Sure for ultra security you would want to limit that. But it has a trade-off too. Local resources become unavailable too. In most cases people will want their NAS mounts, and other local resources to still work.
I don’t think the VPN software can or should know what is legitimate LAN traffic and what should be secure internet traffic. But making configurable rules with sensible defaults would certainly be able to limit any weakness this produces. And yes, consumer targeted VPN software should probably have a maximum security option which locks out the LAN interface except for packets to the VPN server. I have a VM configured to connect to a VPN and it works like this. In fact it has two states. State 1: VPN not connected, LAN accessible, Internet not. State 2: VPN Connected, LAN inaccessible, Internet accessible.
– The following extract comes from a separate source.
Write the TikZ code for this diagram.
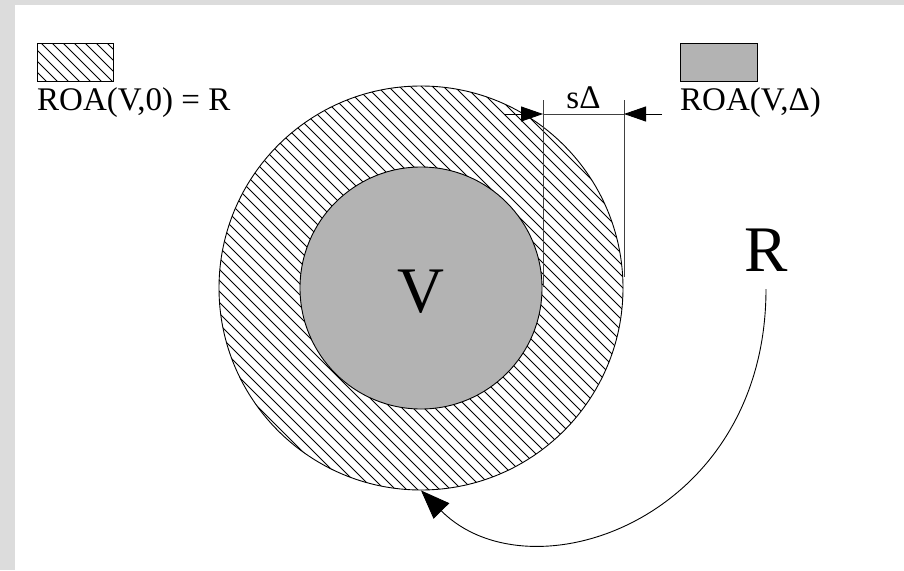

Beyond that, the user needs to take some level of responsibility too.
Additionally, it seems to me like you could bind the app that needs to use the VPN to the VPN adapter/interface specifically, preventing it from going out the wrong route.
That’s quite a good idea. But, most apps aren’t really VPN aware. Usually for incoming you might be able to choose an interface (either by interface name, or by the IP on the adapter). But for outgoing, they will just follow the routing table. It would make apps more difficult to use.
It’s interesting this is an exploit. Because I’ve had problems with configuring a VPN that involved wider LAN subnets before. But I never considered it would be specifically used as an attack vector.
https://github.com/Safing/portmaster
You could use something like portmaster to configure your app to either must use the VPN or can use the normal network.
Rather than binding to the VPN interface you can just use the firewall to block traffic from any sensitive apps that doesn’t go out on that interface. If the VPN goes down the traffic gets dropped. I posted an example elsewhere in the thread.